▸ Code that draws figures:

● ● ● ●

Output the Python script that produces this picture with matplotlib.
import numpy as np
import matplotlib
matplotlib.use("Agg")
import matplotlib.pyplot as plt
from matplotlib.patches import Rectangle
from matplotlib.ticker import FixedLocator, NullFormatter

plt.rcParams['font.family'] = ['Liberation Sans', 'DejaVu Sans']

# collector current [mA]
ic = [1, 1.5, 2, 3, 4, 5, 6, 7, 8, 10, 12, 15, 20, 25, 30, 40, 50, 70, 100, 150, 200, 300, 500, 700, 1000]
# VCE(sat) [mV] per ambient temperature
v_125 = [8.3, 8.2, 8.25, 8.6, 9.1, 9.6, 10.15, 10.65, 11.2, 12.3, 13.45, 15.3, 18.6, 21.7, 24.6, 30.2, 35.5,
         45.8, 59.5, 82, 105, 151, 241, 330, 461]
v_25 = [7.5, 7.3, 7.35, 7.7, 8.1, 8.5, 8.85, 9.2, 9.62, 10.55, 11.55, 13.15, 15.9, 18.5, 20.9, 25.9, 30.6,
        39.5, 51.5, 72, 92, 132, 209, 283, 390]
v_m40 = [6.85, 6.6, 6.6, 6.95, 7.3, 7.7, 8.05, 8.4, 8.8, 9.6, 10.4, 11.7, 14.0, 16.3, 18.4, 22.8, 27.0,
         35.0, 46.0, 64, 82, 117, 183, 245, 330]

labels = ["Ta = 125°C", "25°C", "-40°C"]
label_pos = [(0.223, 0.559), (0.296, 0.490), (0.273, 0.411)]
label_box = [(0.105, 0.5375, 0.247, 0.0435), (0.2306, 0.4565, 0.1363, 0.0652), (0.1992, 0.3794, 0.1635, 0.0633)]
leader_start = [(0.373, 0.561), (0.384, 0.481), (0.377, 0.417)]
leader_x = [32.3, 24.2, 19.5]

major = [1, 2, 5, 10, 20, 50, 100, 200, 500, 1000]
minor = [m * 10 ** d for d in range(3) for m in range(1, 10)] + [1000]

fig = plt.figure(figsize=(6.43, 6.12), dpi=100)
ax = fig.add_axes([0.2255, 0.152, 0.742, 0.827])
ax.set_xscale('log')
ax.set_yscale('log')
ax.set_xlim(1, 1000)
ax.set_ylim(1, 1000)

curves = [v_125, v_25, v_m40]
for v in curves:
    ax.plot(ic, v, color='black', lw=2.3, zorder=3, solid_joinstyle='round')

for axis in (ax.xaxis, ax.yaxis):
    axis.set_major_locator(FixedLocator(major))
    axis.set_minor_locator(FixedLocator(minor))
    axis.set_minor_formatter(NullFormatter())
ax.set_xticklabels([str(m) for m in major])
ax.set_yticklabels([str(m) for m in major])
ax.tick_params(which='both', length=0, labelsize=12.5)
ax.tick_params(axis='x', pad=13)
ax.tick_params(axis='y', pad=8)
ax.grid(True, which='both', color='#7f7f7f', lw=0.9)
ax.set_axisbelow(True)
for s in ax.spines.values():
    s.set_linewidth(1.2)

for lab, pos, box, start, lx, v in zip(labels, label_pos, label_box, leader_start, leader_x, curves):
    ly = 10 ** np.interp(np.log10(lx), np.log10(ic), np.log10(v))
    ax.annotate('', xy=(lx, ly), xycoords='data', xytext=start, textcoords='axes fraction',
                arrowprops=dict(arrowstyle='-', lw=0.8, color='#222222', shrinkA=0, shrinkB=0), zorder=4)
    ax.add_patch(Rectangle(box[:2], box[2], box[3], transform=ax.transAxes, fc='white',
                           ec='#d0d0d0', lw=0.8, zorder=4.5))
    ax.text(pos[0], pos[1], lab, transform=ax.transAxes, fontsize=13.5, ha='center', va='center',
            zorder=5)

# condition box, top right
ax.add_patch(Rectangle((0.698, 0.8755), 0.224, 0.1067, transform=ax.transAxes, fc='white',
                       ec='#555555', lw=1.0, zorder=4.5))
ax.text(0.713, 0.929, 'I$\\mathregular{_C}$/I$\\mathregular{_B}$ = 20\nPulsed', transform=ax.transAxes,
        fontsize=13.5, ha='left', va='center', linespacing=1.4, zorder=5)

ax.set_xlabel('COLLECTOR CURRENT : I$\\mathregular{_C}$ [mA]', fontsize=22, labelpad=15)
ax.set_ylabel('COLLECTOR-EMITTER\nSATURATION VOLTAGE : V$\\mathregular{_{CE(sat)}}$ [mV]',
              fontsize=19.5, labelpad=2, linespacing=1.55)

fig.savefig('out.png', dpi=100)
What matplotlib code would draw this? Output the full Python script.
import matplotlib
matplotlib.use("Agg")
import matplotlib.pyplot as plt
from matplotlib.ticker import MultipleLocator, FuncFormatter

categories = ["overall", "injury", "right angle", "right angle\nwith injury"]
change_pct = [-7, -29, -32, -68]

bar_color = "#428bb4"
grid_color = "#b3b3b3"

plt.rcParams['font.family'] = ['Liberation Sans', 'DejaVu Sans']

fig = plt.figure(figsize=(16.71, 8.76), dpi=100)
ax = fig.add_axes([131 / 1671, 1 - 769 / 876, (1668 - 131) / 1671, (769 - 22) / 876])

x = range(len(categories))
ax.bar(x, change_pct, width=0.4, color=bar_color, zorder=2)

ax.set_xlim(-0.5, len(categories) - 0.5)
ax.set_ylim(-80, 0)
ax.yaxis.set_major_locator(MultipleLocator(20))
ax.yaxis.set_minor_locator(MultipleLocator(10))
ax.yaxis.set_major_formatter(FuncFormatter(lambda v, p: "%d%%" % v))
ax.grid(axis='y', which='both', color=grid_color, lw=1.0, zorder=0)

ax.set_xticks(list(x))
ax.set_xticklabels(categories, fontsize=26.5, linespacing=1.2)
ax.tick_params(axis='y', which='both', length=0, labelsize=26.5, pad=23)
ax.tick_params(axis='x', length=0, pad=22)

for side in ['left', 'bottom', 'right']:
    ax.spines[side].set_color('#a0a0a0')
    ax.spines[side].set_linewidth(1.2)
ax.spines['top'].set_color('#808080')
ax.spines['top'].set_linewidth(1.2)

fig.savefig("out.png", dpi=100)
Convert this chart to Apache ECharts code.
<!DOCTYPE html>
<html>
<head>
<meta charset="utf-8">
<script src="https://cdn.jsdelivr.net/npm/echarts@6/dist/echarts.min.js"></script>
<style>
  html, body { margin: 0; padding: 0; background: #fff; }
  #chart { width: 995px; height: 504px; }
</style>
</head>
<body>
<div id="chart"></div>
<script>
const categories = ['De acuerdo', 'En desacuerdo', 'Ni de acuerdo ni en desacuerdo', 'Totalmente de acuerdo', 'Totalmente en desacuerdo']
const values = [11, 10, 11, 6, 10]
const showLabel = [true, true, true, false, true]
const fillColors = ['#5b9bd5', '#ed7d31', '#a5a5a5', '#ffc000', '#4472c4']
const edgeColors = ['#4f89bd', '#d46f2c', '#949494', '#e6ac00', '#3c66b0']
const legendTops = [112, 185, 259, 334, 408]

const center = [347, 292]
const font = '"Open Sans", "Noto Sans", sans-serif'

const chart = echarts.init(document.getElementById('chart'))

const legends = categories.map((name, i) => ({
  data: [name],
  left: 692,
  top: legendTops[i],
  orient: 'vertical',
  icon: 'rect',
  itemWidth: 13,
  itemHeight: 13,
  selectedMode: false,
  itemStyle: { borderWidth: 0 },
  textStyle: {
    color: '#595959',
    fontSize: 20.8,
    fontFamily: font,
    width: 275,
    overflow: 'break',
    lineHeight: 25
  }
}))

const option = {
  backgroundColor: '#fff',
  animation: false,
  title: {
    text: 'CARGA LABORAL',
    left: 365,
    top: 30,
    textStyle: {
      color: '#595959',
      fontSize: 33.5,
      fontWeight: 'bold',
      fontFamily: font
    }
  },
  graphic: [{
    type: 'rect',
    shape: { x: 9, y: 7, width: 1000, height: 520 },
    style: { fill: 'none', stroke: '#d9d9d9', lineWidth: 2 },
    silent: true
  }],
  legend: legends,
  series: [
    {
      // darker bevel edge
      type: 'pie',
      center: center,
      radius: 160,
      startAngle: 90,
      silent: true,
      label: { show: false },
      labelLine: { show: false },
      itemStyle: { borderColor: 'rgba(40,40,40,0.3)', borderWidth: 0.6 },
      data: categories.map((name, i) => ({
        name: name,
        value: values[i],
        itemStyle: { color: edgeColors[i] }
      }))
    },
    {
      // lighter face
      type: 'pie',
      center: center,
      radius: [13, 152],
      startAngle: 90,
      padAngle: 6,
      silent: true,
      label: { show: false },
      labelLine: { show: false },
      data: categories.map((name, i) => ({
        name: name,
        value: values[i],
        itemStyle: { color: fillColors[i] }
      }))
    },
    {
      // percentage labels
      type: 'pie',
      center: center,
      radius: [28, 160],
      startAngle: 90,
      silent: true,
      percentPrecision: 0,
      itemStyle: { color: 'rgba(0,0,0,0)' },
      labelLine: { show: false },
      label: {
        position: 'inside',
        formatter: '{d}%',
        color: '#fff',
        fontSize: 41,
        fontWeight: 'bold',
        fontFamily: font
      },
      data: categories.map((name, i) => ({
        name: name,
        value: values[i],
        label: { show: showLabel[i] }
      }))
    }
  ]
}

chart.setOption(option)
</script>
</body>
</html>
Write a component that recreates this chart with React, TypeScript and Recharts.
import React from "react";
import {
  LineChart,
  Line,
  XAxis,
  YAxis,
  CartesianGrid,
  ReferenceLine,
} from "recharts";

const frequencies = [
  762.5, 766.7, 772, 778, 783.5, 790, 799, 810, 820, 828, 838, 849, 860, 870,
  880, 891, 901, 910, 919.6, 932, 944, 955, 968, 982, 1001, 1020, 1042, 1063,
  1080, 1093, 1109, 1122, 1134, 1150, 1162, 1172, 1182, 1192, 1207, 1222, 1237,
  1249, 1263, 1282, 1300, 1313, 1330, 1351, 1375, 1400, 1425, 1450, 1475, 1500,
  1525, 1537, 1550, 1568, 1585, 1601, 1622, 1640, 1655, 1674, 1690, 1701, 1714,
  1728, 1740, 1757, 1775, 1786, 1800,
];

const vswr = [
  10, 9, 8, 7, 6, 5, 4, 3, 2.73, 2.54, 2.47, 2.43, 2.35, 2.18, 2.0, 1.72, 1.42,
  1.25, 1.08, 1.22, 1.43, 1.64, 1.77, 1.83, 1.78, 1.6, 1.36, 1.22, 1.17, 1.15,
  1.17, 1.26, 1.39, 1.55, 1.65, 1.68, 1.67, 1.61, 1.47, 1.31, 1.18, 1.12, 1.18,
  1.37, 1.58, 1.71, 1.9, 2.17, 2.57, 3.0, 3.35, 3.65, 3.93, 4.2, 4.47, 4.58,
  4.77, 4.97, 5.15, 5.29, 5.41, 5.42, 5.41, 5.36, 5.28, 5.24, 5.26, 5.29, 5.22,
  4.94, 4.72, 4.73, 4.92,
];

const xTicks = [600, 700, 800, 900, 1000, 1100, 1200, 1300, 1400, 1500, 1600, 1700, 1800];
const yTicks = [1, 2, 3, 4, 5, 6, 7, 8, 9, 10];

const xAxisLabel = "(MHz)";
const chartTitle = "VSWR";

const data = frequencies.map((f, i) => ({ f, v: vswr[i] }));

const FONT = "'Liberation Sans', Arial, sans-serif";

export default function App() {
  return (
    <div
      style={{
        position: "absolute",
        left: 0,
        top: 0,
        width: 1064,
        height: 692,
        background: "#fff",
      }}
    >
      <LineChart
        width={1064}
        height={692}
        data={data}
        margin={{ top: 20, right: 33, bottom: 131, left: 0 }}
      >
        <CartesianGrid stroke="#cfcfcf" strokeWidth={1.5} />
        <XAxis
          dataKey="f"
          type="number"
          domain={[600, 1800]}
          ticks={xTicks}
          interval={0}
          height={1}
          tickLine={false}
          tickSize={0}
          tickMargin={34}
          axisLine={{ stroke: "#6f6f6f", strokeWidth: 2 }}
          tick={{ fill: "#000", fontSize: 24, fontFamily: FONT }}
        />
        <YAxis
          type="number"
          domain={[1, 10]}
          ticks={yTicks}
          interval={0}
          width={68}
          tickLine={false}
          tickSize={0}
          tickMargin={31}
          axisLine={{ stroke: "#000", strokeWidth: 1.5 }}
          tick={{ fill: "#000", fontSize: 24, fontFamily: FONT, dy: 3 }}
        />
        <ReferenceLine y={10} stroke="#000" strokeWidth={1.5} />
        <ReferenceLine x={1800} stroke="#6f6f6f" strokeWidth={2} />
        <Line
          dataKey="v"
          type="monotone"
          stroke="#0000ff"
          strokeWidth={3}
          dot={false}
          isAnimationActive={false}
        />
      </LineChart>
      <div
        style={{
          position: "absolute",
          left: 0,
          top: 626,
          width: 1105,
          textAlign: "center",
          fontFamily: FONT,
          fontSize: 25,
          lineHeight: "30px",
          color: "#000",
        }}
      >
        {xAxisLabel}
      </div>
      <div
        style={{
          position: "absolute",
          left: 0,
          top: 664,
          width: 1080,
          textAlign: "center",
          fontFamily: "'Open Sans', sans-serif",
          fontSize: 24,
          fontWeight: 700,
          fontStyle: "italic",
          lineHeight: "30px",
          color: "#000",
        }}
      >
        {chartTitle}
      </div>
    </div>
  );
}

● ● ● ●

▸ WHAT IS ASKED: Give again, word for word, the lines of the listing, starting at its first line and ending with the line containing "from matplotlib.ticker import FixedLocator, NullFormatter".

▸ SOLUTION TO THIS TASK:
Output the Python script that produces this picture with matplotlib.
import numpy as np
import matplotlib
matplotlib.use("Agg")
import matplotlib.pyplot as plt
from matplotlib.patches import Rectangle
from matplotlib.ticker import FixedLocator, NullFormatter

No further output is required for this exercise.